Design and construction
- Architect: Frank Furness

Renovating team
- Architect: Peabody & Stearns

= Fairholme (Newport, Rhode Island) =

Fairholme is a Tudor Revival historic mansion in Newport, Rhode Island designed by Frank Furness and built by Furness & Hewitt in 1874–1875 for Fairman Rogers.

==History==
One of the many "cottages" built during the Gilded Age on beachfront property in the Newport area, it is located on a parcel of 4.3 acres near the eastern end of Ruggles Avenue with an ocean frontage of 425 feet. Fairholme was completely remodeled in 1896 by Peabody & Stearns for John R. Drexel. At some point, Horace Trumbauer added a ballroom to the house. After passing through the hands of Count Alfonso P. Villa, who acquired it from Mrs. Drexel in 1930, during the period when the rich were impacted by high tax rates, the house was sold to Robert R. Young for $38,000 in 1942.

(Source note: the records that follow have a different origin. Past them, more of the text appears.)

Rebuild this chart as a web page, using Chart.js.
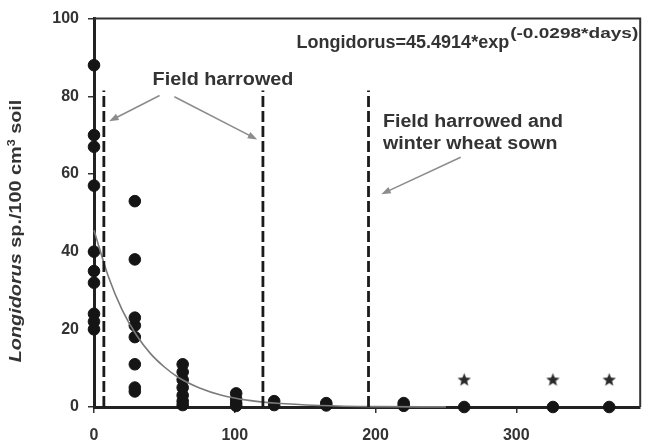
<!DOCTYPE html>
<html>
<head>
<meta charset="utf-8">
<script src="https://cdn.jsdelivr.net/npm/chart.js@4.4.1/dist/chart.umd.min.js"></script>
<style>
  html, body { margin: 0; padding: 0; background: #fff; }
  #caja { width: 647px; height: 445px; }
</style>
</head>
<body>
<div id="caja"><canvas id="grafico" width="647" height="445"></canvas></div>
<script>
// datos (dias despues del primer muestreo)
const diasPuntos = [0, 0, 0, 0, 0, 0, 0, 0, 0, 0,
    29, 29, 29, 29, 29, 29, 29, 29,
    63, 63, 63, 63, 63, 63, 63,
    101, 101, 101, 101,
    128, 128, 165, 165, 220, 220, 263, 326, 366];
const longidorus = [88, 70, 67, 57, 40, 35, 32, 24, 22, 20,
    53, 38, 23, 21, 18, 11, 5, 4,
    11, 9, 7, 5, 3, 1.5, 0.5,
    3.5, 2, 1, 0.3,
    1.5, 0.5, 1, 0.4, 1, 0.3, 0, 0, 0];

const diasEstrella = [263, 326, 366];
const alturaEstrella = [7, 7, 7];

const diasCurva = [0, 10, 20, 30, 40, 50, 60, 75, 90, 110, 130, 160, 200, 250];
const valoresCurva = [45.5, 33.8, 25, 18.6, 13.8, 10.3, 7.6, 4.9, 3.1, 1.7, 0.95, 0.4, 0.1, 0.03];

const diasLabranza = [7, 120, 195];
const alturaLabranza = 81.5;

const ticksX = [0, 100, 200, 300];
const ticksY = [0, 20, 40, 60, 80, 100];

const fuente = "'Liberation Sans', Arial, sans-serif";
const colorTexto = '#333';

// estrella rellena para los puntos marcados
function crearEstrella() {
    const c = document.createElement('canvas');
    c.width = 15; c.height = 15;
    const g = c.getContext('2d');
    g.fillStyle = '#2a2a2a';
    g.beginPath();
    for (let i = 0; i < 10; i++) {
        const r = i % 2 === 0 ? 7 : 3;
        const a = -Math.PI / 2 + i * Math.PI / 5;
        g.lineTo(7.5 + r * Math.cos(a), 7.8 + r * Math.sin(a));
    }
    g.closePath();
    g.fill();
    return c;
}

function dibujarPartes(ctx, partes, x, y, sx) {
    ctx.save();
    ctx.translate(x, y);
    ctx.scale(sx, 1);
    let pos = 0;
    partes.forEach(p => {
        ctx.font = p.font;
        ctx.fillText(p.t, pos, p.dy || 0);
        pos += ctx.measureText(p.t).width;
    });
    ctx.restore();
    return pos * sx;
}

function anchoPartes(ctx, partes) {
    let w = 0;
    partes.forEach(p => { ctx.font = p.font; w += ctx.measureText(p.t).width; });
    return w;
}

function flecha(ctx, x1, y1, x2, y2) {
    const ang = Math.atan2(y2 - y1, x2 - x1);
    ctx.save();
    ctx.strokeStyle = '#8c8c8c';
    ctx.fillStyle = '#8c8c8c';
    ctx.lineWidth = 1.6;
    ctx.beginPath();
    ctx.moveTo(x1, y1);
    ctx.lineTo(x2 - 6 * Math.cos(ang), y2 - 6 * Math.sin(ang));
    ctx.stroke();
    ctx.beginPath();
    ctx.moveTo(x2, y2);
    ctx.lineTo(x2 - 10 * Math.cos(ang - 0.35), y2 - 10 * Math.sin(ang - 0.35));
    ctx.lineTo(x2 - 10 * Math.cos(ang + 0.35), y2 - 10 * Math.sin(ang + 0.35));
    ctx.closePath();
    ctx.fill();
    ctx.restore();
}

const anotaciones = {
    id: 'anotaciones',
    afterDatasetsDraw(chart) {
        const ctx = chart.ctx;
        const a = chart.chartArea;
        const sx = chart.scales.x, sy = chart.scales.y;
        const px = v => sx.getPixelForValue(v);
        const py = v => sy.getPixelForValue(v);

        // marco superior y derecho
        ctx.save();
        ctx.strokeStyle = '#333';
        ctx.lineWidth = 2;
        ctx.beginPath();
        ctx.moveTo(a.left, a.top);
        ctx.lineTo(a.right, a.top);
        ctx.lineTo(a.right, a.bottom);
        ctx.stroke();
        ctx.restore();

        ctx.save();
        ctx.fillStyle = colorTexto;
        ctx.textBaseline = 'alphabetic';
        ctx.textAlign = 'left';

        const anchoEc = dibujarPartes(ctx, [{ t: 'Longidorus=45.4914*exp', font: 'bold 18px ' + fuente }],
            px(143.9), py(92.5), 1.0);
        dibujarPartes(ctx, [{ t: '(-0.0298*days)', font: 'bold 15px ' + fuente }],
            px(143.9) + anchoEc + 1, py(92.5) - 10, 1.27);

        dibujarPartes(ctx, [{ t: 'Field harrowed', font: 'bold 18px ' + fuente }], px(41.6), py(82.8), 1.1);
        dibujarPartes(ctx, [{ t: 'Field harrowed and', font: 'bold 18px ' + fuente }], px(205.3), py(72), 1.09);
        dibujarPartes(ctx, [{ t: 'winter wheat sown', font: 'bold 18px ' + fuente }], px(205.3), py(66.3), 1.09);

        // titulo del eje y
        const titulo = [
            { t: 'Longidorus', font: 'italic bold 16px ' + fuente },
            { t: ' sp./100 cm', font: 'bold 16px ' + fuente },
            { t: '3', font: 'bold 10px ' + fuente, dy: -6 },
            { t: ' soil', font: 'bold 16px ' + fuente }
        ];
        const esc = 1.24;
        const w = anchoPartes(ctx, titulo) * esc;
        ctx.save();
        ctx.translate(21, 231);
        ctx.rotate(-Math.PI / 2);
        dibujarPartes(ctx, titulo, -w / 2, 0, esc);
        ctx.restore();
        ctx.restore();

        flecha(ctx, px(46.6), py(80.2), px(10.8), py(73.6));
        flecha(ctx, px(57.1), py(79.9), px(115.9), py(68.9));
        flecha(ctx, px(260.5), py(64.3), px(204.1), py(54.8));
    }
};

const puntos = diasPuntos.map((d, i) => ({ x: d, y: longidorus[i] }));
const estrellas = diasEstrella.map((d, i) => ({ x: d, y: alturaEstrella[i] }));
const curva = diasCurva.map((d, i) => ({ x: d, y: valoresCurva[i] }));

const lineasLabranza = diasLabranza.map(d => ({
    type: 'line',
    data: [{ x: d, y: 0 }, { x: d, y: alturaLabranza }],
    borderColor: '#1a1a1a',
    borderWidth: 2.8,
    borderDash: [11, 4],
    pointRadius: 0,
    fill: false
}));

new Chart(document.getElementById('grafico').getContext('2d'), {
    type: 'scatter',
    data: {
        datasets: [
            ...lineasLabranza,
            {
                type: 'line',
                data: curva,
                borderColor: '#7a7a7a',
                borderWidth: 1.6,
                pointRadius: 0,
                tension: 0.4,
                cubicInterpolationMode: 'monotone',
                fill: false,
                clip: false
            },
            {
                data: puntos,
                backgroundColor: '#151515',
                borderColor: '#151515',
                pointRadius: 5.8,
                clip: false
            },
            {
                data: estrellas,
                pointStyle: crearEstrella(),
                clip: false
            }
        ]
    },
    options: {
        responsive: false,
        animation: false,
        layout: { padding: { top: 18, right: 3, left: 0, bottom: 0 } },
        plugins: { legend: { display: false }, tooltip: { enabled: false } },
        scales: {
            x: {
                type: 'linear',
                min: 0,
                max: 388,
                afterFit: s => { s.height = 38; },
                afterBuildTicks: s => { s.ticks = ticksX.map(v => ({ value: v })); },
                ticks: { color: colorTexto, font: { family: fuente, size: 16, weight: 'bold' }, padding: 13 },
                grid: { drawOnChartArea: false, drawTicks: true, tickLength: 6, color: '#333', lineWidth: 1.5 },
                border: { color: '#222', width: 3 }
            },
            y: {
                min: 0,
                max: 100,
                afterFit: s => { s.width = 94; },
                afterBuildTicks: s => { s.ticks = ticksY.map(v => ({ value: v })); },
                ticks: { color: colorTexto, font: { family: fuente, size: 16, weight: 'bold' }, padding: 9 },
                grid: { drawOnChartArea: false, drawTicks: true, tickLength: 6, color: '#333', lineWidth: 1.5 },
                border: { color: '#222', width: 3 }
            }
        }
    },
    plugins: [anotaciones]
});
</script>
</body>
</html>
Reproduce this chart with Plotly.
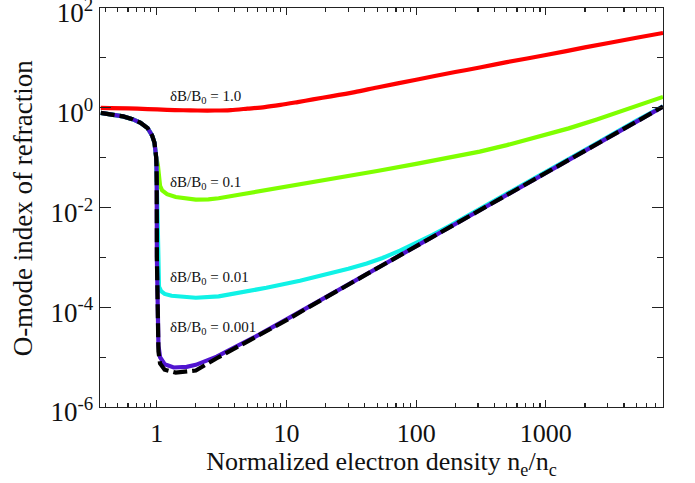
import plotly.graph_objects as go
import numpy as np

# ---- data ----
# shared under-dense branch (ne < nc) for dB/B0 = 0.1, 0.01, 0.001 and the limit curve
x_under = [0.37, 0.45, 0.55, 0.65, 0.75, 0.85, 0.92, 0.96, 0.98, 0.99, 0.995, 0.998, 0.999]
n_under = [0.79, 0.74, 0.67, 0.59, 0.50, 0.39, 0.28, 0.20, 0.14, 0.10, 0.07, 0.045, 0.032]

# dB/B0 = 1.0
x_red = [0.37, 0.6, 0.85, 1.2, 1.6, 2.07, 2.8, 3.72, 5.0, 6.8, 9, 12.2, 16, 22, 33.6, 50,
         100, 200, 309, 500, 1000, 2000, 5000, 8000]
n_red = [0.99, 0.97, 0.94, 0.91, 0.89, 0.88, 0.88, 0.90, 0.96, 1.03, 1.14, 1.30, 1.47, 1.69,
         2.06, 2.55, 3.65, 5.2, 6.4, 8.2, 11.4, 16.2, 25.3, 31.6]

# dB/B0 = 0.1 (over-dense part)
x_green = [1.0, 1.02, 1.03, 1.04, 1.06, 1.1, 1.2, 1.4, 1.7, 2.0, 2.5, 3.0, 4.3, 10, 20, 30, 50,
           100, 200, 309, 500, 1000, 1500, 2470, 3500, 4450, 6000, 8000]
n_green = [0.09, 0.07, 0.05, 0.034, 0.027, 0.022, 0.0185, 0.0162, 0.0149, 0.0144, 0.0146, 0.0153,
           0.018, 0.026, 0.035, 0.042, 0.054, 0.075, 0.104, 0.132, 0.178, 0.285, 0.386, 0.582,
           0.79, 0.99, 1.29, 1.65]

# dB/B0 = 0.01 (over-dense part)
x_cyan = [1.005, 1.01, 1.02, 1.04, 1.08, 1.15, 1.3, 1.6, 2.0, 3.0, 4.3, 7, 12.7, 20, 30, 41.6,
          55, 75, 100, 134, 180, 246, 340, 441, 630, 1000, 2260, 3300, 5000, 8000]
n_cyan = [0.01, 1.5e-3, 4e-4, 2.6e-4, 2.1e-4, 1.85e-4, 1.7e-4, 1.6e-4, 1.55e-4, 1.65e-4, 1.95e-4,
          2.46e-4, 3.4e-4, 4.5e-4, 5.9e-4, 7.55e-4, 9.7e-4, 1.37e-3, 1.93e-3, 2.82e-3, 4.25e-3,
          6.65e-3, 0.0106, 0.0156, 0.0262, 0.052, 0.17, 0.30, 0.55, 1.07]

# dB/B0 = 0.001 (over-dense part)
x_purple = [1.002, 1.01, 1.03, 1.06, 1.15, 1.35, 1.7, 2.0, 2.9, 4.3, 6.2, 10, 15, 20, 30, 41.6,
            55, 75, 100, 134, 180, 246, 340, 441, 630, 1000, 2260, 3300, 5000, 8000]
n_purple = [1e-3, 5e-5, 1.7e-5, 1.0e-5, 7.2e-6, 6.2e-6, 6.4e-6, 7.0e-6, 1.02e-5, 1.75e-5,
            2.85e-5, 5.7e-5, 1.04e-4, 1.6e-4, 2.86e-4, 4.6e-4, 6.95e-4, 1.10e-3, 1.67e-3,
            2.58e-3, 3.97e-3, 6.3e-3, 0.0101, 0.0149, 0.0251, 0.0496, 0.164, 0.286, 0.527, 1.05]

# limit curve (black dashed, over-dense part)
x_black = [1.002, 1.01, 1.03, 1.06, 1.15, 1.4, 2.0, 2.9, 4.3, 6.2, 10, 15, 20, 30, 41.6,
           55, 75, 100, 134, 180, 246, 340, 441, 630, 1000, 2260, 3300, 5000, 8000]
n_black = [1e-3, 4e-5, 1.3e-5, 7.5e-6, 5.6e-6, 4.9e-6, 5.4e-6, 9.5e-6, 1.65e-5, 2.7e-5, 5.5e-5,
           1.02e-4, 1.58e-4, 2.85e-4, 4.6e-4, 6.95e-4, 1.10e-3, 1.67e-3, 2.58e-3, 3.97e-3,
           6.3e-3, 0.0101, 0.0149, 0.0251, 0.0496, 0.164, 0.286, 0.527, 1.05]

labels = ["δB/B<sub>0</sub> = 1.0", "δB/B<sub>0</sub> = 0.1",
          "δB/B<sub>0</sub> = 0.01", "δB/B<sub>0</sub> = 0.001"]

x_major = [1, 10, 100, 1000]
x_major_text = ["1", "10", "100", "1000"]
x_minor = [0.4, 0.5, 0.6, 0.7, 0.8, 0.9] + [m * d for d in (1, 10, 100) for m in range(2, 10)] \
          + [2000, 3000, 4000, 5000, 6000, 7000, 8000]
y_major = [1e2, 1e0, 1e-2, 1e-4, 1e-6]
y_major_text = ["10<sup>2</sup>", "10<sup>0</sup>", "10<sup>-2</sup>",
                "10<sup>-4</sup>", "10<sup>-6</sup>"]
y_minor = [1e1, 1e-1, 1e-3, 1e-5]

FONT = "Liberation Serif, Times New Roman, serif"

fig = go.Figure()
lw = 4.2
fig.add_trace(go.Scatter(x=x_red, y=n_red, mode="lines",
                         line=dict(color="#ff0000", width=lw, shape="spline", smoothing=0.8)))
fig.add_trace(go.Scatter(x=x_under + x_green, y=n_under + n_green, mode="lines",
                         line=dict(color="#7fff00", width=lw)))
fig.add_trace(go.Scatter(x=x_under + x_cyan, y=n_under + n_cyan, mode="lines",
                         line=dict(color="#10f2e6", width=lw)))
fig.add_trace(go.Scatter(x=x_under + x_purple, y=n_under + n_purple, mode="lines",
                         line=dict(color="#5014d0", width=lw)))
fig.add_trace(go.Scatter(x=x_under + x_black, y=n_under + n_black, mode="lines",
                         line=dict(color="#000000", width=lw, dash="14px,5px")))

# curve labels
lab_pos = [(1.216, 0.206), (1.216, -1.503), (1.216, -3.407), (1.216, -4.409)]
for txt, (lx, ly) in zip(labels, lab_pos):
    fig.add_annotation(x=np.log10(lx), y=ly, xref="x", yref="y", text=txt, showarrow=False,
                       xanchor="left", yanchor="middle",
                       font=dict(family=FONT, size=15, color="#111"))

# y-axis title
fig.add_annotation(x=-0.137, y=0.5, xref="paper", yref="paper", text="O-mode index of refraction",
                   textangle=-90, showarrow=False, xanchor="center", yanchor="middle",
                   font=dict(family=FONT, size=27, color="#111"))

axis_common = dict(showline=True, linecolor="#222", linewidth=1.3, mirror="ticks",
                   ticks="inside", tickcolor="#222", tickwidth=1.2, showgrid=False,
                   zeroline=False, tickmode="array", automargin=False,
                   ticklabeloverflow="allow")

fig.update_xaxes(type="log", range=[np.log10(0.365), np.log10(8000)],
                 tickvals=x_major, ticktext=x_major_text, ticklen=7,
                 tickfont=dict(family=FONT, size=26, color="#111"),
                 ticklabelstandoff=2,
                 minor=dict(tickmode="array", tickvals=x_minor, ticks="inside", ticklen=4,
                            tickcolor="#222", tickwidth=1.2, showgrid=False),
                 title=dict(text="Normalized electron density n<sub>e</sub>/n<sub>c</sub>",
                            font=dict(family=FONT, size=26, color="#111"), standoff=2),
                 **axis_common)
fig.update_yaxes(type="log", range=[-6, 2],
                 tickvals=y_major, ticktext=y_major_text, ticklen=11,
                 tickfont=dict(family=FONT, size=27, color="#111"),
                 ticklabelshift=5,
                 minor=dict(tickmode="array", tickvals=y_minor, ticks="inside", ticklen=6,
                            tickcolor="#222", tickwidth=1.2, showgrid=False),
                 **axis_common)

fig.update_layout(width=695, height=483, margin=dict(l=100, r=32, t=8, b=76),
                  plot_bgcolor="white", paper_bgcolor="white", showlegend=False,
                  hovermode=False)

fig.write_html("out.html", config={"displayModeBar": False, "staticPlot": True},
               post_script="document.body.style.margin='0';document.body.style.overflow='hidden';")
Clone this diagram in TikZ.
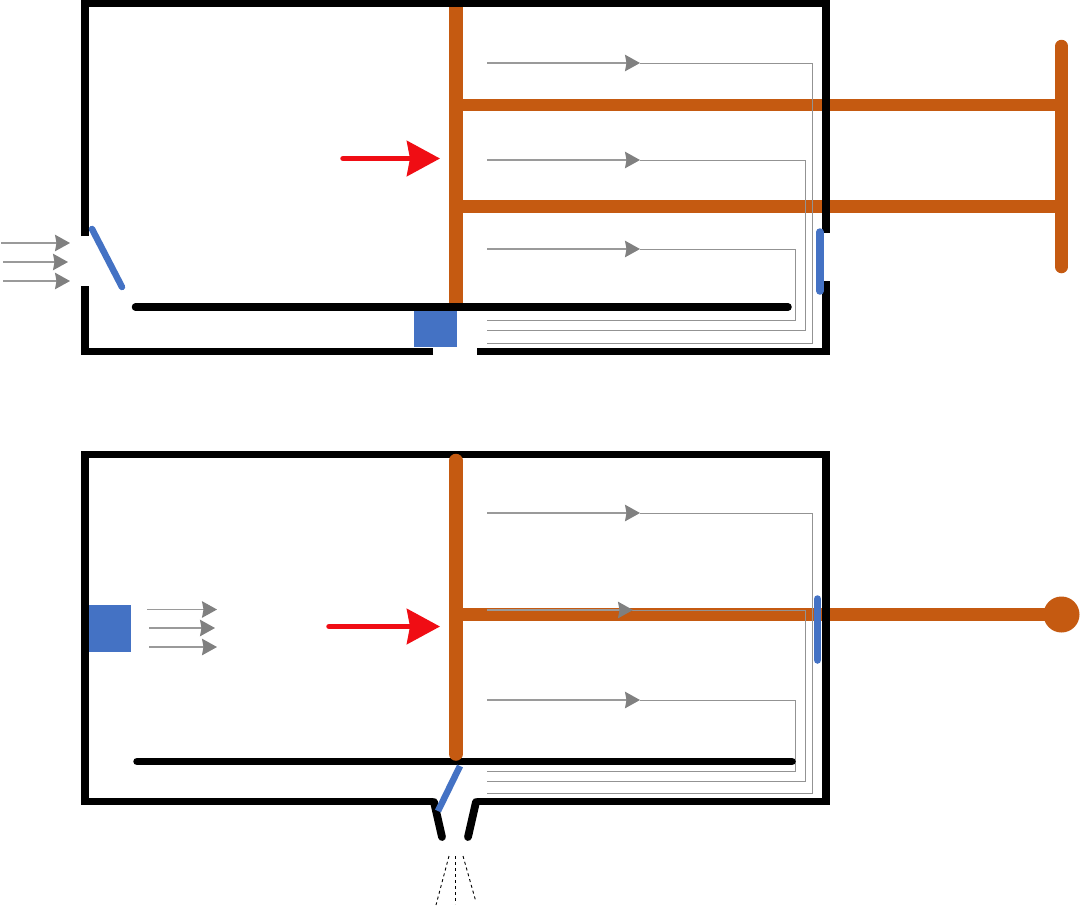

It was owned by Palm Beach resident John Noffo Kahn, an heir to the Annenberg publishing fortune.

The Gilded Age estate was on the market for $16,900,000. It is located on Ochre Point, south of The Breakers on the south side of Ruggles Avenue between the neighboring mansions of Midcliffe and Angelsea. The stables on Ruggles Avenue, historically used as the gardener's cottage, was acquired by Salve Regina University in 1991 and converted to a residence hall, Jean and David W. Wallace Hall.

It was bought by American businessperson Doug Manchester in the summer of 2015, and subsequently sold a year later, in 2016 for $16.1MM.

It remains privately owned as of 2025.